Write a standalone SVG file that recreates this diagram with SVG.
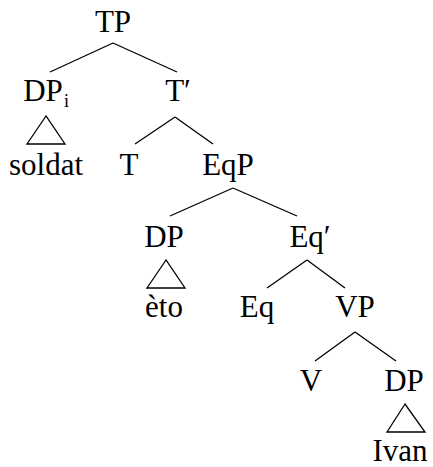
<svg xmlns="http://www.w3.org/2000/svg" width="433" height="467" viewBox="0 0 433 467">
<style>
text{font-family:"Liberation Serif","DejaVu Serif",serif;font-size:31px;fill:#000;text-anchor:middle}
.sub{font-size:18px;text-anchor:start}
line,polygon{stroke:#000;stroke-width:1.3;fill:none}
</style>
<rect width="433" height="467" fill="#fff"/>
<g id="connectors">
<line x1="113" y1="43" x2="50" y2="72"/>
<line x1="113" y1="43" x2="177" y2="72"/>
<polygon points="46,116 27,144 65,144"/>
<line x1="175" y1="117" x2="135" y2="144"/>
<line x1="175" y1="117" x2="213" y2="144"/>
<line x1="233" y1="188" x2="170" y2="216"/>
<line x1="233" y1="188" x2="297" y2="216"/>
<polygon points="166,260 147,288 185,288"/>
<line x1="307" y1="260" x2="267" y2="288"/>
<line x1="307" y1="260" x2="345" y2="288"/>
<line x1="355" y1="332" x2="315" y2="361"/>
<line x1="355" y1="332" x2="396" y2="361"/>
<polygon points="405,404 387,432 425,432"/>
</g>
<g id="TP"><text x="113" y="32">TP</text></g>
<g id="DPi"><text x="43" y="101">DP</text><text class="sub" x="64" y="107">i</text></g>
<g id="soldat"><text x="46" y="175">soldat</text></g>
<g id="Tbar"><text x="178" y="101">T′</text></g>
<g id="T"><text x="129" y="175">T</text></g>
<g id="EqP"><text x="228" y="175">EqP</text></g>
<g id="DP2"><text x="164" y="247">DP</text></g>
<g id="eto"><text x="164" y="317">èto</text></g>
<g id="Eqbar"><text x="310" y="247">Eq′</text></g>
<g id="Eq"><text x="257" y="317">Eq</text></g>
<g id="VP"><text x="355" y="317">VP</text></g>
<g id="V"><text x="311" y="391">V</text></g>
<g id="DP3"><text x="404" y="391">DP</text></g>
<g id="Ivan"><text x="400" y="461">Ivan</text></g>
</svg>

Task prompt: Repeat the data exactly in full, omitting its pictures.

Completed task:
Write a standalone SVG file that recreates this diagram with SVG.
<svg xmlns="http://www.w3.org/2000/svg" width="433" height="467" viewBox="0 0 433 467">
<style>
text{font-family:"Liberation Serif","DejaVu Serif",serif;font-size:31px;fill:#000;text-anchor:middle}
.sub{font-size:18px;text-anchor:start}
line,polygon{stroke:#000;stroke-width:1.3;fill:none}
</style>
<rect width="433" height="467" fill="#fff"/>
<g id="connectors">
<line x1="113" y1="43" x2="50" y2="72"/>
<line x1="113" y1="43" x2="177" y2="72"/>
<polygon points="46,116 27,144 65,144"/>
<line x1="175" y1="117" x2="135" y2="144"/>
<line x1="175" y1="117" x2="213" y2="144"/>
<line x1="233" y1="188" x2="170" y2="216"/>
<line x1="233" y1="188" x2="297" y2="216"/>
<polygon points="166,260 147,288 185,288"/>
<line x1="307" y1="260" x2="267" y2="288"/>
<line x1="307" y1="260" x2="345" y2="288"/>
<line x1="355" y1="332" x2="315" y2="361"/>
<line x1="355" y1="332" x2="396" y2="361"/>
<polygon points="405,404 387,432 425,432"/>
</g>
<g id="TP"><text x="113" y="32">TP</text></g>
<g id="DPi"><text x="43" y="101">DP</text><text class="sub" x="64" y="107">i</text></g>
<g id="soldat"><text x="46" y="175">soldat</text></g>
<g id="Tbar"><text x="178" y="101">T′</text></g>
<g id="T"><text x="129" y="175">T</text></g>
<g id="EqP"><text x="228" y="175">EqP</text></g>
<g id="DP2"><text x="164" y="247">DP</text></g>
<g id="eto"><text x="164" y="317">èto</text></g>
<g id="Eqbar"><text x="310" y="247">Eq′</text></g>
<g id="Eq"><text x="257" y="317">Eq</text></g>
<g id="VP"><text x="355" y="317">VP</text></g>
<g id="V"><text x="311" y="391">V</text></g>
<g id="DP3"><text x="404" y="391">DP</text></g>
<g id="Ivan"><text x="400" y="461">Ivan</text></g>
</svg>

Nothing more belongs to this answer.